İbn-i Abbas “Peygamber değildi, ama peygamber ahlaklı idi” derken bu özelliğini delil gösteriyor. Zira Habib hem dünyada iken halkının iyiliğini istediği gibi kendilerinden büyük bir kötülük gördüğü halde – ki rivayetlere göre bağırsakları dışarı çıkıncaya kadar linçe tabi tutuyorlar – ahirete göçtükten sonra bile onların iyiliğini istemeye devam ediyor.

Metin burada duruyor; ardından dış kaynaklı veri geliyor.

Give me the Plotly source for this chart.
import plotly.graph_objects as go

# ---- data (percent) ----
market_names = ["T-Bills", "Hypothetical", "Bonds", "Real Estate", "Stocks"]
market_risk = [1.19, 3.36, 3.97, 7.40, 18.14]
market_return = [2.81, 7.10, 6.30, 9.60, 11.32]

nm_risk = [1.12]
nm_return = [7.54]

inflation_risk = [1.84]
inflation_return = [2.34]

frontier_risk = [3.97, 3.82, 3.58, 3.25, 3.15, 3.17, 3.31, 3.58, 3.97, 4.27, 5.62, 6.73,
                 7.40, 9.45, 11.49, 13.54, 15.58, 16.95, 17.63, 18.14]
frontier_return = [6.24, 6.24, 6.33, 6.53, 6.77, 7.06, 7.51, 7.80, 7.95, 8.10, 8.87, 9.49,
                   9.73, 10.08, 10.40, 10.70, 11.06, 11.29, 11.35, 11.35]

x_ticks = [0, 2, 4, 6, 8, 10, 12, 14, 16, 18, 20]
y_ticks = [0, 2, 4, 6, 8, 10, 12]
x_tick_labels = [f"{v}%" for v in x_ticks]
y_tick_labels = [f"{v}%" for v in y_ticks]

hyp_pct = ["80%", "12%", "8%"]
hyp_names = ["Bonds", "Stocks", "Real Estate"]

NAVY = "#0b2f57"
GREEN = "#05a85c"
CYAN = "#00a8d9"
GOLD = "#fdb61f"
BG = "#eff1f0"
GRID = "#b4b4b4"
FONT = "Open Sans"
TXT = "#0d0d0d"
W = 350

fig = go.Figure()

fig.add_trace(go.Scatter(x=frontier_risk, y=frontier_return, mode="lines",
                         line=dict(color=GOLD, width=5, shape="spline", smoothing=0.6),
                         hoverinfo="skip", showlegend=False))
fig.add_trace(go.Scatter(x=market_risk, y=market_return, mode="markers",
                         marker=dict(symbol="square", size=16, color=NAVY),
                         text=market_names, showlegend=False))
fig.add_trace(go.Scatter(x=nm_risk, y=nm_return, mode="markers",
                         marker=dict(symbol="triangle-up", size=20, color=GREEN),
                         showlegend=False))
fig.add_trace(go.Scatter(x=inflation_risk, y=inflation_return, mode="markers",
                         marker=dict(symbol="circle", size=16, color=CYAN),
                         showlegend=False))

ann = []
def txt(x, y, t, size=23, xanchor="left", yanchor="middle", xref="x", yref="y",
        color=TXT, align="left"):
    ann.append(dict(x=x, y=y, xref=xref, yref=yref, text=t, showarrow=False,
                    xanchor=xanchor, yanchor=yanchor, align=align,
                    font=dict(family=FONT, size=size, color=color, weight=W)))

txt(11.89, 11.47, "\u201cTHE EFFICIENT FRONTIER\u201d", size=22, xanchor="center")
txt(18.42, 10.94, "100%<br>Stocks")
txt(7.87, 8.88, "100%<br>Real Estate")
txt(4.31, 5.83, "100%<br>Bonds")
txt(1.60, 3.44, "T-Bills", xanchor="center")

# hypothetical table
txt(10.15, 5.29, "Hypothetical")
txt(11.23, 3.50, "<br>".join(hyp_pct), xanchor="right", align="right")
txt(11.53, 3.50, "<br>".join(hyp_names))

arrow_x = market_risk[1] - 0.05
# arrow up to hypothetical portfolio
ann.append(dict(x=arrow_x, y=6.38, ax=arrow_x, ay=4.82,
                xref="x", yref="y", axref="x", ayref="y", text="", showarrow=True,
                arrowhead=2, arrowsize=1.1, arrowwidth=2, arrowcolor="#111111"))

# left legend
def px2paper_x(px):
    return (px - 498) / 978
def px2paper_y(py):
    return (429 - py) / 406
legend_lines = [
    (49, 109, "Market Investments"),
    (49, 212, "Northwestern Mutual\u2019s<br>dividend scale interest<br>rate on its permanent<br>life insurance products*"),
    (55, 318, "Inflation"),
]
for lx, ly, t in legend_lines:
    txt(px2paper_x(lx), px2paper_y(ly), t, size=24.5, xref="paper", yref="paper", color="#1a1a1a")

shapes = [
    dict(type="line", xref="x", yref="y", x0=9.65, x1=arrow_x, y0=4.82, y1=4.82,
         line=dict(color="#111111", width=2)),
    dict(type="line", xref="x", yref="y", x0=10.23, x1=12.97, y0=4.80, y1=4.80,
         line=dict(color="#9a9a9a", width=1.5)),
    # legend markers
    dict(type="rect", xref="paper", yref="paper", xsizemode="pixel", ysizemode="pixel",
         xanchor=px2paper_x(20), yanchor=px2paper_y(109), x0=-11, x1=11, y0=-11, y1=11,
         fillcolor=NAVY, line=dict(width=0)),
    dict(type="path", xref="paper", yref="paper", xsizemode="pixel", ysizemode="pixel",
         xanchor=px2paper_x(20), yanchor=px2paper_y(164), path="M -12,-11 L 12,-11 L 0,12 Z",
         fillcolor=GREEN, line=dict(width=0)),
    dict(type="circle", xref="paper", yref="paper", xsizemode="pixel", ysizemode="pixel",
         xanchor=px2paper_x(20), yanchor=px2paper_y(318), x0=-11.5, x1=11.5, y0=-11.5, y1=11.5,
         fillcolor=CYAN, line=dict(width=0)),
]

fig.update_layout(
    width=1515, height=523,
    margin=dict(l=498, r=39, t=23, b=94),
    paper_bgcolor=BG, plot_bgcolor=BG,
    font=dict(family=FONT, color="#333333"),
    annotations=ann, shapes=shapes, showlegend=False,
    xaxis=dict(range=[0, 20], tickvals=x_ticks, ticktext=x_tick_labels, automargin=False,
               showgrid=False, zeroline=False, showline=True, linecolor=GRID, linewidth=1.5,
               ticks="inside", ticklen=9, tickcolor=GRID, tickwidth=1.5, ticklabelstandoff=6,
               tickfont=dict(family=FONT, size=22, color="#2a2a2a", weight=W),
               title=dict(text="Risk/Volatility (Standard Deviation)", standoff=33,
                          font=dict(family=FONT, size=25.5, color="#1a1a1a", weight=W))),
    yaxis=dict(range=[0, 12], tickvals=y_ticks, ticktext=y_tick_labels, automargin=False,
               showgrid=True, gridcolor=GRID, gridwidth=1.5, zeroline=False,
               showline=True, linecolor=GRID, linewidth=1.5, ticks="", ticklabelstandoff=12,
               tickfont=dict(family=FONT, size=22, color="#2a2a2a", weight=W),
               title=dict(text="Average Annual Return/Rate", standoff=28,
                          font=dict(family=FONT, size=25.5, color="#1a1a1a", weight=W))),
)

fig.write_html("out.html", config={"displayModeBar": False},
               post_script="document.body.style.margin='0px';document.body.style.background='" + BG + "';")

Keşke diyor kavmim Allah (cc)’ın bana nasıl bir mükafat verdiğini bilselerdi de belki o zaman hidayete yönelebilirlerdi, diye temennisini dile getiriyor. Bu hak dava için omuz omuza çarpışıp can veren şehitlerin geride kalan kardeşleri için olan dileğidir. Habib bu dileği kendisini feci şekilde linç edenler için besliyor. İşte bu peygamber ahlakının ta kendisidir.
Hz. Resulullah sallallahu aleyhi vesellem buyuruyor: “Peygamberlerden biri yaptığı tebliğden sonra kavminin saldırısına uğruyor. Eliyle yüzüne akan kanları temizlerken, bir yandan da; “Rabbim kavmimi affet, eğer onlar bilselerdi böyle yapmazlardı.” Diye onlar için af talebinde bulunuyor.” Peygamber ahlakı budur. Peygamberi ahlak budur. Davetçinin örnek alacağı, alması gerektiği yegâne ahlak budur. Böyle bir davetçinin davetine muhatap olmuş ve buna rağmen iman etmemiş olan kavmin işi de Allah’a kalmıştır. Tıpkı Habib’in kavminin işinin Allah (cc)’a kaldığı gibi… Allah (cc) Habib’in kavmi hakkında; “Kendisinden sonra kavmi üzerine (onları cezalandırmak için) gökten hiçbir ordu indirmedik. İndirecek de değildik. Sadece korkunç bir ses oldu. Bir anda sönüp gittiler.” Diye buyuruyor.
Eğer davetçi birkaç girişimin ters tepmesinden sonra umutsuzluğa kapılıp muhataplarına beddua ediyorsa davetçi olarak ahlakını sorgulamak mecburiyetindedir.
Allah’tan bir davetçinin sahip olması gereken ahlakı diliyoruz. Onların merhamet ve sabrını, onların halklarına ve insanlığa olan düşkünlüklerini diliyoruz.